When you transfer, there is plenty of yeast in suspension to carbonate your beer. Even if you cold crash it, not all the yeast drops. This is evident when you open a bottle carbonated beer and there is yeast sediment in the bottom of the bottle.
 
There is still enough live, active yeast in suspension to eat the priming sugar.

To further ensure that, a lot of us will stick the wand down into the compacted yeast cake for a second or two just to get some into the bottling bucket (this is likely not needed, but a lot of us still do it).
 
The yeast cake at the bottom of your fermenter is the flocculated yeast. Meaning the yeast that has clumped together and then became heavy enough to sink. Much of the yeast is still in the beer, suspended and too small to see without a microscope. There are people here who bulk age beer for months in a carboy before bottling and have no issues with carbonating. Don't sweat it.
 
In terms of home brew, there will always be enough yeast left in suspension to provide for natural carbonation.

Yeast are extremely small micro organisms. 2-5 micron in sized depending on the reproduction phase. When clarifying beer (most home brew), gravity is the motive force. As the size of a suspended particle diminishes, the drag coefficient on that particle gets closer to the force causing the settling action. This results in an exponential increase in the time required for complete removal of all suspended solids.

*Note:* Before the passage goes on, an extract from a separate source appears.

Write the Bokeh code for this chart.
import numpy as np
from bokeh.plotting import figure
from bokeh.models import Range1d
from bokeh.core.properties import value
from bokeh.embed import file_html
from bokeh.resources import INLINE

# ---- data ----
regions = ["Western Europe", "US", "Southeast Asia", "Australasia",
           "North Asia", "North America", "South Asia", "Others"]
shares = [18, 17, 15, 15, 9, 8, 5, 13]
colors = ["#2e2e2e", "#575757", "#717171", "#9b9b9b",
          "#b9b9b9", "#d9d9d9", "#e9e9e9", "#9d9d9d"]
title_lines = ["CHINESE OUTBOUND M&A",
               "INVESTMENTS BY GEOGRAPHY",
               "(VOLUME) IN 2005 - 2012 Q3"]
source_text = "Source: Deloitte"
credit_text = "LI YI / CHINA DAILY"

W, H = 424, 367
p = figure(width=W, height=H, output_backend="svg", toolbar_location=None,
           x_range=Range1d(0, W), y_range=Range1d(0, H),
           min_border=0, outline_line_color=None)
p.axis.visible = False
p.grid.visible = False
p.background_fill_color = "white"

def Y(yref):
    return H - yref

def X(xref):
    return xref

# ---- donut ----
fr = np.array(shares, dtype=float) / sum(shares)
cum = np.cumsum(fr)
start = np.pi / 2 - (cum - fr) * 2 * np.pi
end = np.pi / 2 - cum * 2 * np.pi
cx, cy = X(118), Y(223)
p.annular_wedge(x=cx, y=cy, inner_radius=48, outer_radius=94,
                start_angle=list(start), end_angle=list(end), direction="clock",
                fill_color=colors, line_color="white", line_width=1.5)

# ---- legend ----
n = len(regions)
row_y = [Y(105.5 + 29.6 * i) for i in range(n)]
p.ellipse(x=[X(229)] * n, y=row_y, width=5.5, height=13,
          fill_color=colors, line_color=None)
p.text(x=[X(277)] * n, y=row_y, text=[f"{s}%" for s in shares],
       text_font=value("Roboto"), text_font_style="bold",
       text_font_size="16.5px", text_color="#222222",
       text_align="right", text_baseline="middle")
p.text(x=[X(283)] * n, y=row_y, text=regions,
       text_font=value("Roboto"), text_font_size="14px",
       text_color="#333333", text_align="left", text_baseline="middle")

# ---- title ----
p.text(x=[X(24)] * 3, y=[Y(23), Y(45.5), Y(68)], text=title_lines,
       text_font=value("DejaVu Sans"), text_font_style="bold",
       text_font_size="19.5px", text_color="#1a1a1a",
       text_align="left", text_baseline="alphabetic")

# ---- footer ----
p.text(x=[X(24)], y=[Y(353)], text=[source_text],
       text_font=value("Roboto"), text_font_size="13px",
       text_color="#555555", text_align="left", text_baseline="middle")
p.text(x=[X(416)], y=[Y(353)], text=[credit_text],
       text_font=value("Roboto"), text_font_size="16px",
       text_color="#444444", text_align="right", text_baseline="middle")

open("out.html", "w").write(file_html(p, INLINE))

There is a plethora of excellent information out there on home brewing. Don't hesitate to ask questions here, but the more research you do on your own, the more well-rounded your brewing education will become.
 
so i've always wondered....how does carbonating in a bottle with priming sugar work? here's my confusion:

during fermentation, isn't all the yeast and its by products settled to the bottom? so, when i move it over to the bottling bucket with the priming sugar, no yeast comes over to produce some CO2 from the sugar?

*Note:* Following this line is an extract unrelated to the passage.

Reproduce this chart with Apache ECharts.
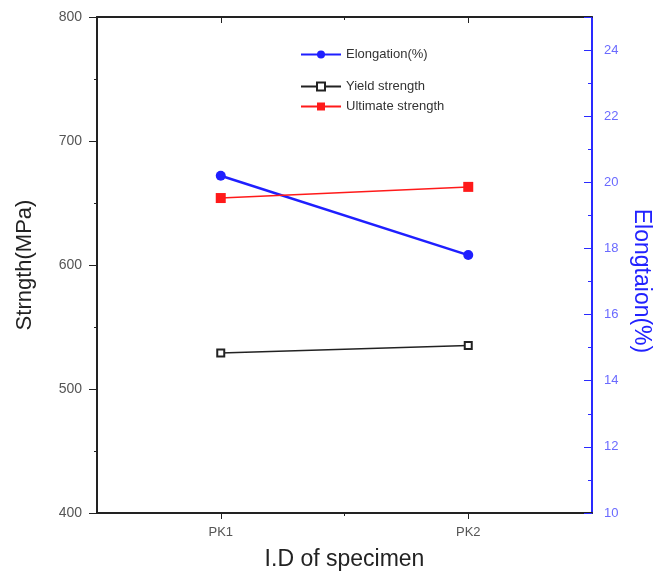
<!DOCTYPE html>
<html lang="en">
  <head>
    <meta charset="UTF-8" />
    <script src="https://cdn.jsdelivr.net/npm/echarts@6/dist/echarts.min.js"></script>
    <title>Strength and elongation</title>
    <style>
      body { margin: 0; background: #fff; }
    </style>
  </head>
  <body>
    <div id="main" style="width: 661px; height: 574px"></div>
    <script>
      var categories = ["PK1", "PK2"];
      var elongation = [20.2, 17.8];
      var yieldStrength = [529, 535];
      var ultimateStrength = [654, 663];

      function pairs(values) {
        return values.map(function (v, i) {
          return [i + 1, v];
        });
      }

      var font = "Liberation Sans, Arial, sans-serif";
      var myChart = echarts.init(document.getElementById("main"));

      var xBase = {
        type: "value",
        min: 0.5,
        max: 2.5,
        interval: 0.5,
        splitLine: { show: false }
      };

      var legendText = { fontSize: 13, color: "#333", fontFamily: font };

      var option = {
        animation: false,
        textStyle: { fontFamily: font },
        grid: { left: 97, right: 69, top: 17, bottom: 61, outerBoundsMode: "none" },
        legend: [
          {
            data: ["Elongation(%)"],
            left: 300,
            top: 48,
            padding: 0,
            itemWidth: 40,
            itemHeight: 10,
            textStyle: legendText
          },
          {
            data: ["Yield strength", "Ultimate strength"],
            orient: "vertical",
            left: 300,
            top: 80,
            padding: 0,
            itemGap: 7,
            itemWidth: 40,
            itemHeight: 10,
            textStyle: legendText
          }
        ],
        xAxis: [
          Object.assign({}, xBase, {
            position: "bottom",
            name: "I.D of specimen",
            nameLocation: "middle",
            nameGap: 35,
            nameTextStyle: { fontSize: 23, color: "#222", fontFamily: font },
            axisLine: { show: true, lineStyle: { color: "#222", width: 2 } },
            axisTick: { show: true, length: 6, customValues: [1, 2], lineStyle: { color: "#222" } },
            axisLabel: {
              customValues: [1, 2],
              fontSize: 13,
              color: "#555",
              margin: 13,
              formatter: function (v) {
                return categories[Math.round(v) - 1] || "";
              }
            }
          }),
          Object.assign({}, xBase, {
            position: "top",
            axisLine: { show: true, lineStyle: { color: "#222", width: 2 } },
            axisTick: { show: true, inside: true, length: 6, customValues: [1, 2], lineStyle: { color: "#222" } },
            axisLabel: { show: false }
          }),
          Object.assign({}, xBase, {
            position: "bottom",
            axisLine: { show: false },
            axisTick: { show: true, length: 3, customValues: [1.5], lineStyle: { color: "#222" } },
            axisLabel: { show: false }
          }),
          Object.assign({}, xBase, {
            position: "top",
            axisLine: { show: false },
            axisTick: { show: true, inside: true, length: 3, customValues: [1.5], lineStyle: { color: "#222" } },
            axisLabel: { show: false }
          })
        ],
        yAxis: [
          {
            type: "value",
            position: "left",
            min: 400,
            max: 800,
            interval: 100,
            name: "Strngth(MPa)",
            nameLocation: "middle",
            nameGap: 61,
            nameTextStyle: { fontSize: 22, color: "#222", fontFamily: font },
            splitLine: { show: false },
            axisLine: { show: true, lineStyle: { color: "#222", width: 2 } },
            axisTick: { show: true, length: 8, lineStyle: { color: "#222" } },
            minorTick: { show: true, splitNumber: 2, length: 3, lineStyle: { color: "#222" } },
            axisLabel: { fontSize: 14, color: "#555", margin: 15 }
          },
          {
            type: "value",
            position: "right",
            min: 10,
            max: 25,
            interval: 2,
            name: "Elongtaion(%)",
            nameLocation: "middle",
            nameRotate: -90,
            nameGap: 38,
            nameTextStyle: {
              fontSize: 23,
              color: "#2222ff",
              fontFamily: font,
              padding: [0, 0, 0, 32]
            },
            splitLine: { show: false },
            axisLine: { show: true, lineStyle: { color: "#2a2aff", width: 2 } },
            axisTick: { show: true, inside: true, length: 8, lineStyle: { color: "#2a2aff" } },
            minorTick: { show: true, splitNumber: 2, length: 4, lineStyle: { color: "#2a2aff" } },
            axisLabel: {
              fontSize: 13,
              color: "#6a6aff",
              margin: 12,
              showMaxLabel: false
            }
          }
        ],
        series: [
          {
            name: "Elongation(%)",
            type: "line",
            yAxisIndex: 1,
            data: pairs(elongation),
            symbol: "circle",
            symbolSize: 10,
            itemStyle: { color: "#1f1fff" },
            lineStyle: { color: "#1f1fff", width: 2.5 }
          },
          {
            name: "Yield strength",
            type: "line",
            yAxisIndex: 0,
            data: pairs(yieldStrength),
            symbol: "emptyRect",
            symbolSize: 7,
            itemStyle: { color: "#222", borderColor: "#222", borderWidth: 1 },
            lineStyle: { color: "#222", width: 1.5 }
          },
          {
            name: "Ultimate strength",
            type: "line",
            yAxisIndex: 0,
            data: pairs(ultimateStrength),
            symbol: "rect",
            symbolSize: 10,
            itemStyle: { color: "#ff1a1a" },
            lineStyle: { color: "#ff1a1a", width: 1.5 }
          }
        ]
      };

      myChart.setOption(option);
    </script>
  </body>
</html>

i guess the follow up is - if i let ferment for an extended period of time, say 1.5 months, do i risk not having enough yeast leftover to properly carbonate?

To add to what others have said, 1.5 months isn't really an extended fermentation. It's not until you get into longer fermentations (many months) that you normally start worrying about having enough viable yeast to bottle condition, though with big beers it can be a slow process.